In 1861, two scientists got into
a very brainy argument.
Specifically, they had opposing ideas
of how speech and memory
operated within the human brain.
Ernest Aubertin,
with his localistic model,
argued that a particular region
or the brain
was devoted to each separate process.
Pierre Gratiolet, on the other hand,
argued for the distributed model,
where different regions work together
to accomplish all of these
various functions.
The debate they began reverberated
throughout the rest of the century,
involving some of the greatest scientific
minds of the time.
Aubertin and his localistic model
had some big names on his side.
In the 17th century, René Descartes
had assigned the quality
of free will and the human soul
to the pineal gland.
And in the late 18th century, a young
student named Franz Joseph Gall
had observed that the best memorizers
in his class had the most prominent eyes
and decided that this was due
to higher development
in the adjacent part of the brain.
As a physician, Gall went on to establish
the study of phrenology,
which held that strong mental faculties
corresponded to
highly developed brain regions, observable
as bumps in the skull.
The widespread popularity of phrenology
throughout the early 19th century
tipped the scales towards
Aubertin's localism.
But the problem was that Gall had never
bothered to scientifically test
whether the individual brain maps
he had constructed
applied to all people.
And in the 1840's, Pierre Flourens
challenged phrenology
by selectively destroying parts
of animal brains
and observing which functions were lost.
Flourens found that damaging the cortex
interfered with judgement or movement
in general,
but failed to identify any region
associated with one specific function,
concluding that the cortex carried out
brain functions as an entire unit.
Flourens had scored a victory
for Gratiolet, but it was not to last.
Gall's former student,
Jean-Baptiste Bouillaud,
challenged Flourens' conclusion,
observing that patients
with speech disorders
all had damage to the frontal lobe.
And after Paul Broca's 1861 autopsy of a
patient who had lost the power
to produce speech, but not the power
to understand it,
revealed highly localized
frontal lobe damage,
the distributed model seemed doomed.
Localism took off.
In the 1870's, Karl Wernicke associated
part of the left temporal lobe
with speech comprehension.
Soon after, Eduard Hitzig and
Gustav Fritsch
stimulated a dog's cortex and discovered
a frontal lobe region
responsible for muscular movements.
Building on their work, David Ferrier
mapped each piece of cortex
associated with moving a part of the body.

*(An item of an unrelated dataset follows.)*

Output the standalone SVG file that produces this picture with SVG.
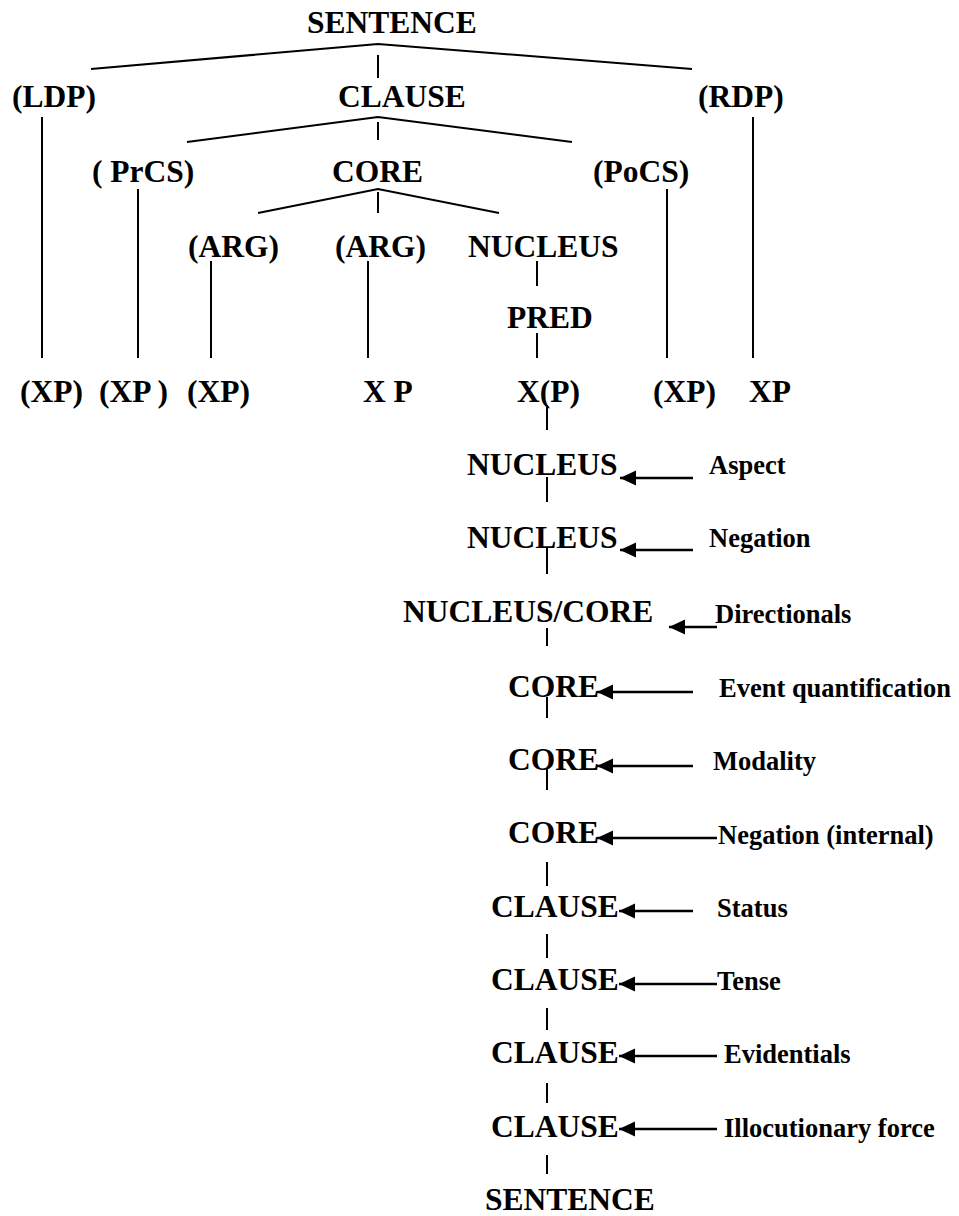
<svg xmlns="http://www.w3.org/2000/svg" width="959" height="1216" viewBox="0 0 959 1216">
  <style>
    .lbl { font-family: "Liberation Serif", "Times New Roman", serif; font-weight: bold; font-size: 31.5px; fill: #000; }
    .op  { font-family: "Liberation Serif", "Times New Roman", serif; font-weight: bold; font-size: 26.5px; fill: #000; }
    .edge { stroke: #000; stroke-width: 2; fill: none; }
    .arr  { stroke: #000; stroke-width: 2.6; fill: none; }
  </style>
  <defs>
    <marker id="head" markerUnits="userSpaceOnUse" markerWidth="18" markerHeight="16" refX="16" refY="7.5" orient="auto">
      <path d="M0,0 L16,7.5 L0,15 Z" fill="#000"/>
    </marker>
  </defs>
  <rect width="959" height="1216" fill="#fff"/>

  <!-- tree edges and operator arrows -->
  <g id="connectors">
    <path class="edge" d="M91,69 L378,44 L692,69"/>
    <path class="edge" d="M378,55 V78"/>
    <path class="edge" d="M187,142 L378,117 L572,142"/>
    <path class="edge" d="M378,122 V140"/>
    <path class="edge" d="M258,213 L378,189 L499,213"/>
    <path class="edge" d="M378,192 V213"/>
    <path class="edge" d="M42,117 V358"/>
    <path class="edge" d="M753,117 V358"/>
    <path class="edge" d="M138,189 V358"/>
    <path class="edge" d="M667,189 V358"/>
    <path class="edge" d="M211,261 V358"/>
    <path class="edge" d="M368,261 V358"/>
    <path class="edge" d="M537,261 V286"/>
    <path class="edge" d="M537,333 V358"/>
    <path class="edge" d="M547,405 V430"/>
    <!-- projection spine -->
    <path class="edge" d="M547,477 V502"/>
    <path class="edge" d="M547,548 V574"/>
    <path class="edge" d="M547,628 V646"/>
    <path class="edge" d="M547,697 V718"/>
    <path class="edge" d="M547,768 V790"/>
    <path class="edge" d="M547,862 V886"/>
    <path class="edge" d="M547,934 V958"/>
    <path class="edge" d="M547,1008 V1030"/>
    <path class="edge" d="M547,1083 V1103"/>
    <path class="edge" d="M547,1155 V1174"/>
    <!-- operator arrows -->
    <path class="arr" d="M693,478 H620" marker-end="url(#head)"/>
    <path class="arr" d="M693,550 H620" marker-end="url(#head)"/>
    <path class="arr" d="M717,627 H669" marker-end="url(#head)"/>
    <path class="arr" d="M693,692 H597" marker-end="url(#head)"/>
    <path class="arr" d="M693,766 H597" marker-end="url(#head)"/>
    <path class="arr" d="M717,838 H597" marker-end="url(#head)"/>
    <path class="arr" d="M693,911 H619" marker-end="url(#head)"/>
    <path class="arr" d="M717,984 H619" marker-end="url(#head)"/>
    <path class="arr" d="M717,1056 H619" marker-end="url(#head)"/>
    <path class="arr" d="M717,1129 H619" marker-end="url(#head)"/>
  </g>

  <!-- layered clause structure -->
  <g id="n-sentence"><text class="lbl" x="307" y="33">SENTENCE</text></g>
  <g id="n-ldp"><text class="lbl" x="12" y="107">(LDP)</text></g>
  <g id="n-clause"><text class="lbl" x="338" y="107">CLAUSE</text></g>
  <g id="n-rdp"><text class="lbl" x="698" y="107">(RDP)</text></g>
  <g id="n-prcs"><text class="lbl" x="92" y="182" xml:space="preserve">( PrCS)</text></g>
  <g id="n-core"><text class="lbl" x="332" y="182">CORE</text></g>
  <g id="n-pocs"><text class="lbl" x="593" y="182">(PoCS)</text></g>
  <g id="n-arg1"><text class="lbl" x="188" y="257">(ARG)</text></g>
  <g id="n-arg2"><text class="lbl" x="335" y="257">(ARG)</text></g>
  <g id="n-nucleus"><text class="lbl" x="468" y="257">NUCLEUS</text></g>
  <g id="n-pred"><text class="lbl" x="507" y="328">PRED</text></g>
  <g id="n-xp1"><text class="lbl" x="20" y="402">(XP)</text></g>
  <g id="n-xp2"><text class="lbl" x="99" y="402" xml:space="preserve">(XP )</text></g>
  <g id="n-xp3"><text class="lbl" x="187" y="402">(XP)</text></g>
  <g id="n-xp4"><text class="lbl" x="363" y="402" xml:space="preserve">X P</text></g>
  <g id="n-xp5"><text class="lbl" x="517" y="402">X(P)</text></g>
  <g id="n-xp6"><text class="lbl" x="653" y="402">(XP)</text></g>
  <g id="n-xp7"><text class="lbl" x="749" y="402">XP</text></g>

  <!-- operator projection -->
  <g id="p-nucleus1"><text class="lbl" x="467" y="475">NUCLEUS</text></g>
  <g id="p-nucleus2"><text class="lbl" x="467" y="548">NUCLEUS</text></g>
  <g id="p-nuccore"><text class="lbl" x="403" y="622">NUCLEUS/CORE</text></g>
  <g id="p-core1"><text class="lbl" x="508" y="697">CORE</text></g>
  <g id="p-core2"><text class="lbl" x="508" y="770">CORE</text></g>
  <g id="p-core3"><text class="lbl" x="508" y="843">CORE</text></g>
  <g id="p-clause1"><text class="lbl" x="491" y="917">CLAUSE</text></g>
  <g id="p-clause2"><text class="lbl" x="491" y="990">CLAUSE</text></g>
  <g id="p-clause3"><text class="lbl" x="491" y="1063">CLAUSE</text></g>
  <g id="p-clause4"><text class="lbl" x="491" y="1137">CLAUSE</text></g>
  <g id="p-sentence"><text class="lbl" x="485" y="1210">SENTENCE</text></g>

  <!-- operators -->
  <g id="op-aspect"><text class="op" x="709" y="474">Aspect</text></g>
  <g id="op-negation"><text class="op" x="709" y="547">Negation</text></g>
  <g id="op-directionals"><text class="op" x="715" y="623">Directionals</text></g>
  <g id="op-eventquant"><text class="op" x="719" y="697">Event quantification</text></g>
  <g id="op-modality"><text class="op" x="713" y="770">Modality</text></g>
  <g id="op-neginternal"><text class="op" x="718" y="844">Negation (internal)</text></g>
  <g id="op-status"><text class="op" x="717" y="917">Status</text></g>
  <g id="op-tense"><text class="op" x="717" y="990">Tense</text></g>
  <g id="op-evidentials"><text class="op" x="724" y="1063">Evidentials</text></g>
  <g id="op-illocutionary"><text class="op" x="724" y="1137">Illocutionary force</text></g>
</svg>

And in 1909, Korbinian Brodmann built
his own cortex map with 52 separate areas.
It appeared that the victory of Aubertin's
localistic model was sealed.
But neurologist Karl Wernicke had come up
with an interesting idea.
He reasoned that since the regions for
speech production and comprehension
were not adjacent,
then injuring the area
connecting them might result
in a special type of language loss,
now known as receptive aphasia.
Wernicke's connectionist model helped
explain disorders
that didn't result from the dysfunction
of just one area.
Modern neuroscience tools reveal a brain
more complex than
Gratiolet, Aubertin,
or even Wernicke imagined.
Today, the hippocampus is associated
with two distinct brain functions:
creating memories and processing
location in space.
We also now measure
two kinds of connectivity:
anatomical connectivity between
two adjoining
regions of cortex working together,
and functional connectivity
between separated regions
working together to
accomplish one process.
A seemingly basic function like vision
is actually composed
of many smaller functions,
with different parts
of the cortex representing
shape, color and location in space.
When certain areas stop functioning,
we may recognize an object,
but not see it, or vice versa.
There are even different kinds of memory
for facts and for routines.
And remembering something
like your first bicycle
involves a network of different regions
each representing the concept
of vehicles, the bicycle's shape,
the sound of the bell,
and the emotions associated
with that memory.
In the end, both Gratiolet and Aubertin
turned out to be right.
And we still use both of their models
to understand how cognition happens.
For example, we can now measure brain
activity on such a fine time scale
that we can see the individual localized
processes that comprise
a single act of remembering.
But it is the integration of these
different processes and regions
that creates the coherent memory
we experience.
The supposedly competing theories
prove to be two aspects
of a more comprehensive model,
which will in turn be revised and refined
as our scientific techologies and methods
for understanding the brain improve.